一方で、監督からの手紙はなかったという高橋さんは「そんなのあったんだ?」と驚き、自身は役の説明を「3~4ページぐらいもらいました」と明かす。「すごく長い時間を使って、ミリ単位で修正を重ねていって……。これが映画だなと感じました。ぜいたくな環境だった」と撮影を振り返った。
劇中、長澤さん演じる由加利は、桔平の素性を調べていくが「恋人や親しい人のことや、過去を深く知りたいと思うか」と聞かれると、長澤さんは「私は別に知らなくていいと思います」と答え、高橋さんもすかさず「僕もです!」ときっぱり。
長澤さんは「何をしててもいいというわけじゃないですけど」と断りつつ、「知って得をすることの方が少ないと思うし、あまり興味がないです。出会ったそれまでの人生経験を経ての、その人が自分にとって大事なのであれば。言いたくないこともあるだろうし」と自らの思いを明かす。

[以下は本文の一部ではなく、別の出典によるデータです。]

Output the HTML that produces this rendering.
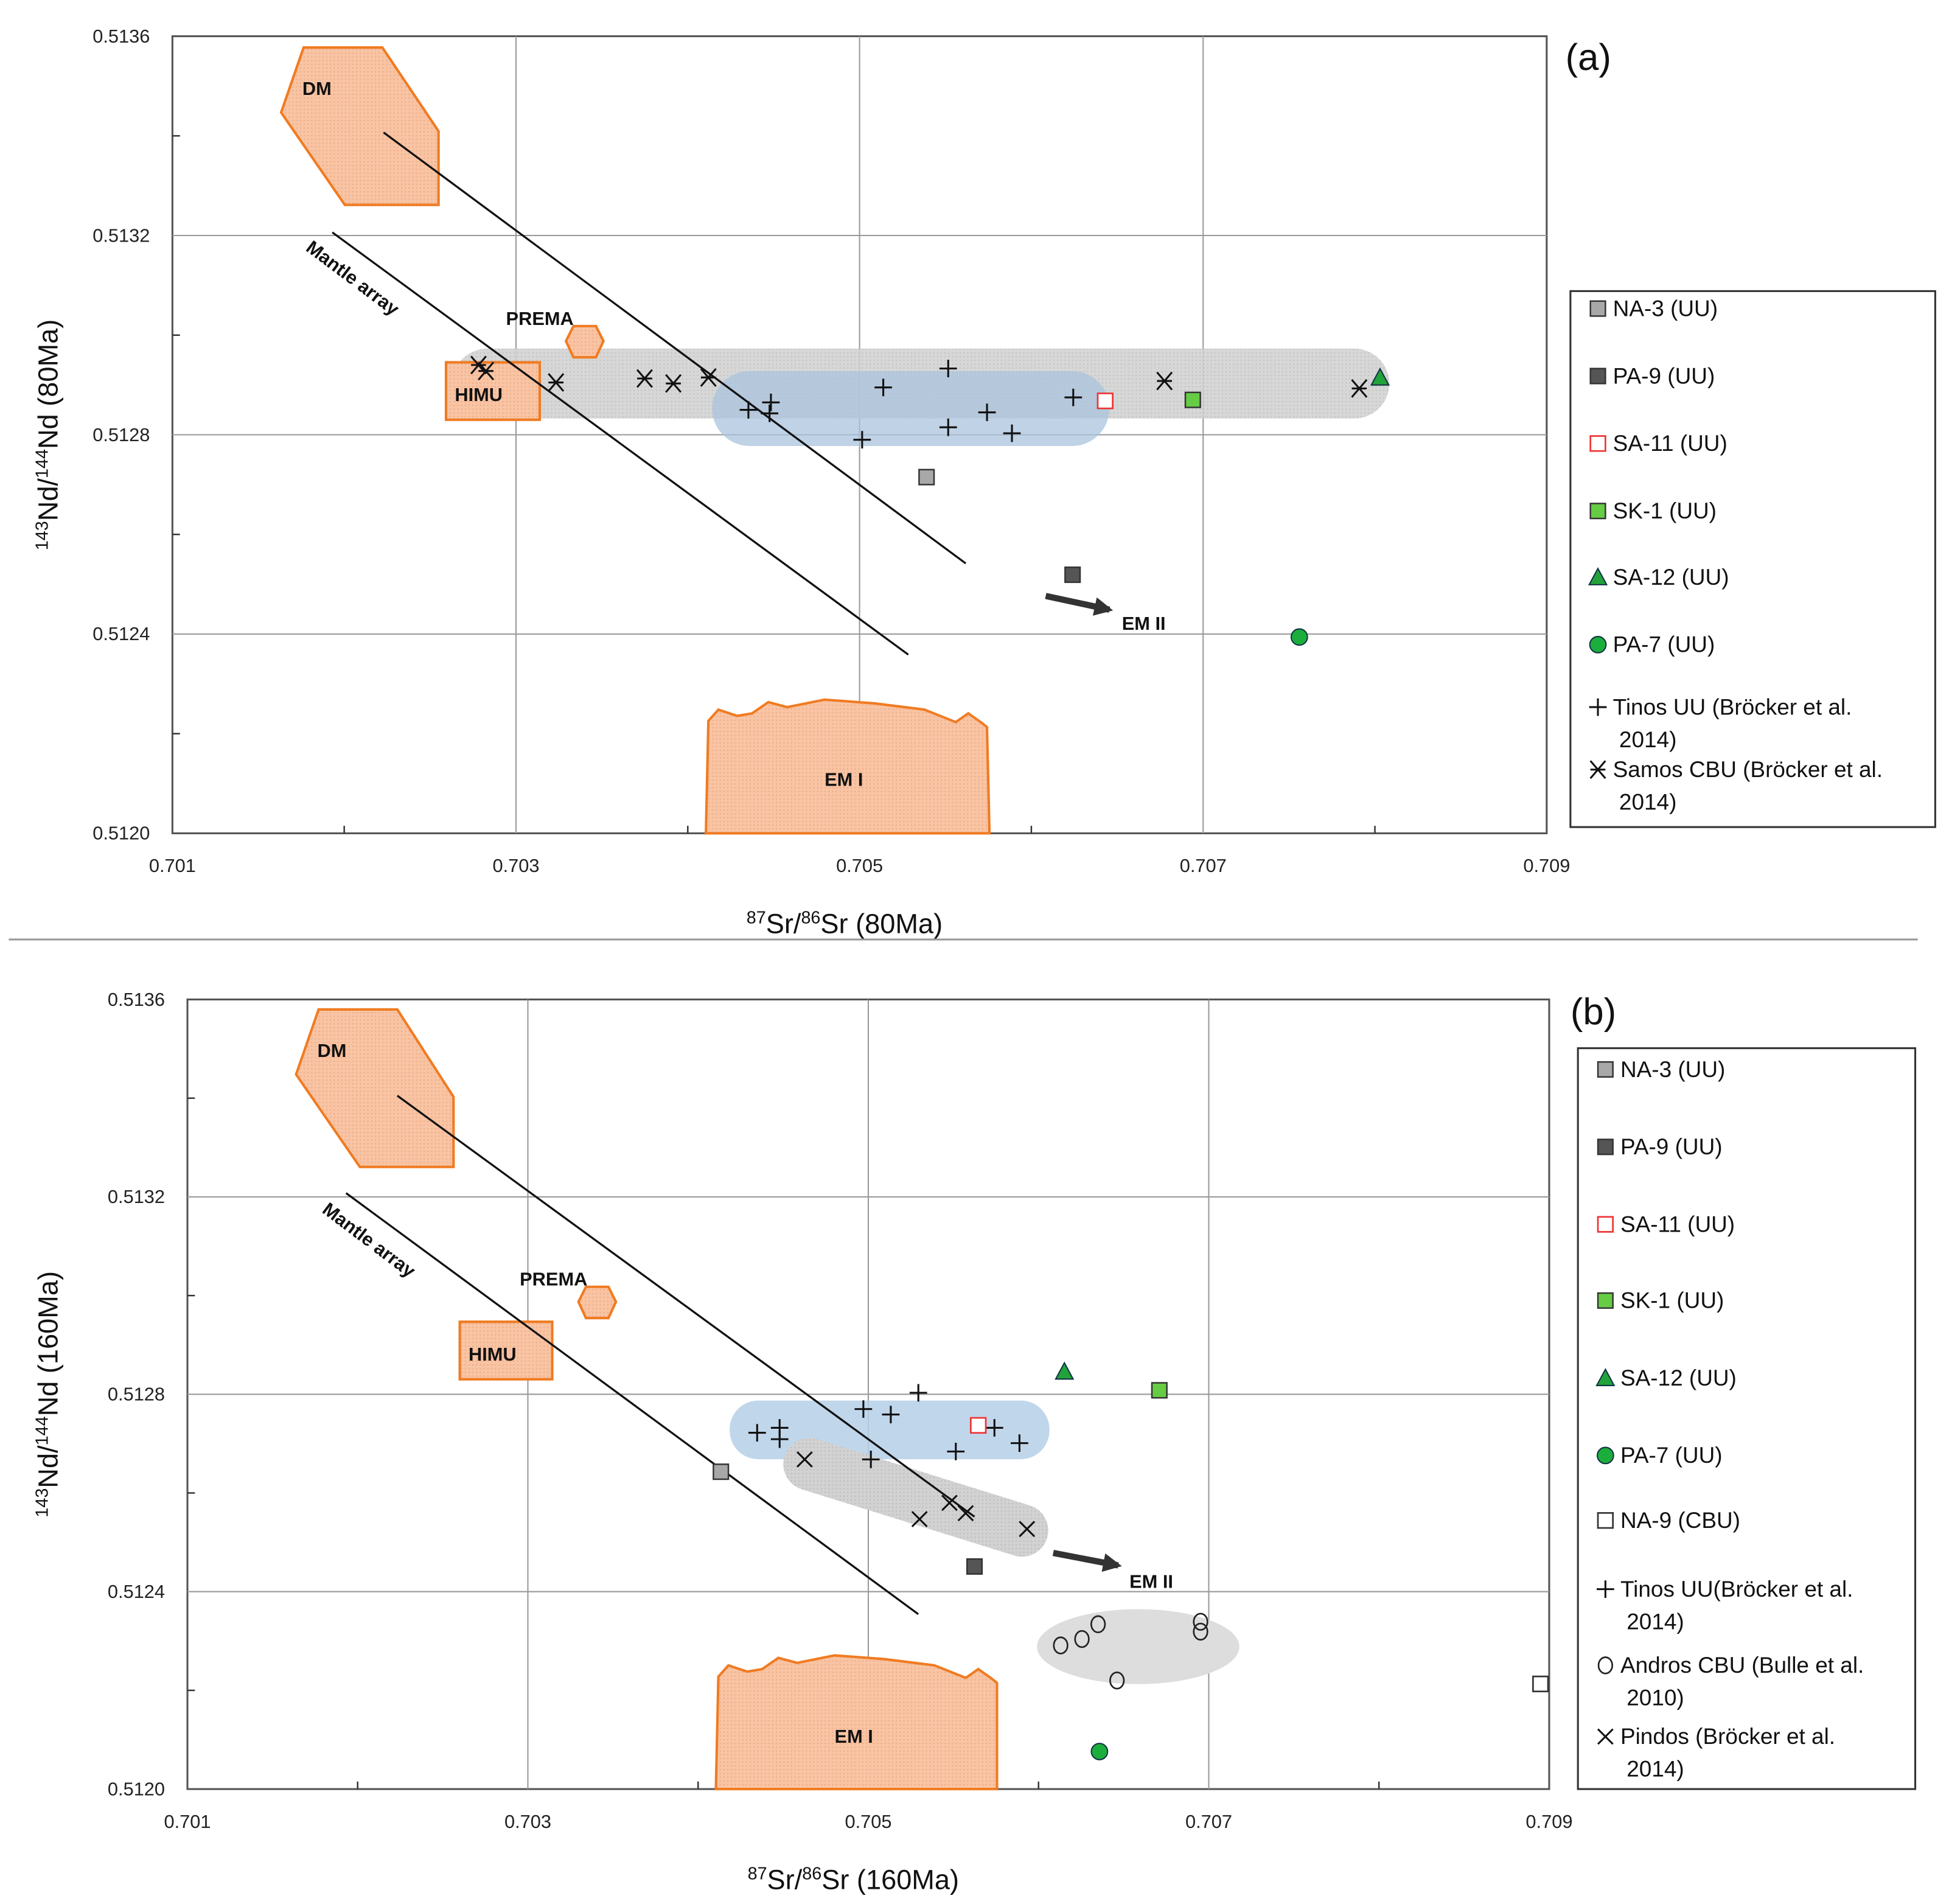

高橋さんは「僕はやらないですけど、(交際相手の)メールを見ちゃったカップルの話を聞くと、どう考えてもシロがクロになっちゃう。そういうことってよくない。人は人を自分の中の想像力で見ているもの。それぞれの中に真実がある。自分の中の真実を信じられなくなっていくと、誰かの真実に依存しがちになる。そういうものの断片から人を想像するのはよくないと思いますね」「由加利と桔平のように、仲良くしているんだったら、僕はそれでいいのかな」と自身の考えを明かした。
一方、長澤さんは劇中の由加利と桔平について「理屈では分かるけど、何がどうしてお互いを好きでいられたのかいまいち分からない。最後まで分からなかった」としながら、「私の感覚では分からないものが2人にはあったからだと思う。男の人と女の人の関係は年を重ねれば重ねるほど曖昧になる。その曖昧なものなのかなと思ったりしました」と分析していた。
10代の頃、映画「世界の中心で、愛をさけぶ」での共演時には「共演者の男の子としゃべっていなかった」という長澤さん。同作で共演した高橋さんや森山未來さんとも話をしなかったといい、「当時は無理でしたね。すごく恥ずかしがりやだったので。しかも、みんなキラキラしているから……。一緒にカラオケに行ってもしゃべらなかった」と笑いながら、当時を振り返る。
そんな長澤さんに、高橋さんは「本質は何も変わっていないんだなって思います。恥ずかしがっていた部分がほどけた時に、本質的な部分が見えてはいましたよ。お芝居を通して打ち解けるのに時間がかかりましたが」とコメント。長澤さんが「一生君はスナフキンです。『どっか行っちゃいそうだもんね』って言われちゃう人」と言うと、「よく言われますよ。僕自身は、山に登りに行きたくなっちゃうんですけどね」と笑っていた。
今回の作品は「自分を頑張っている女性に見てほしい」と語った長澤さん。「強く自分を持って頑張ることは大切ですけど、女性らしさってなんだろう、女としているためには……ということをすごく感じられる作品」と考えている。また、男性である中江監督の作品であることから「男性的感覚の方が強い作品。由加利は監督。男性が思う(女性とはという)感覚に気づいてあげてもいいかなと思える作品です」と話していた。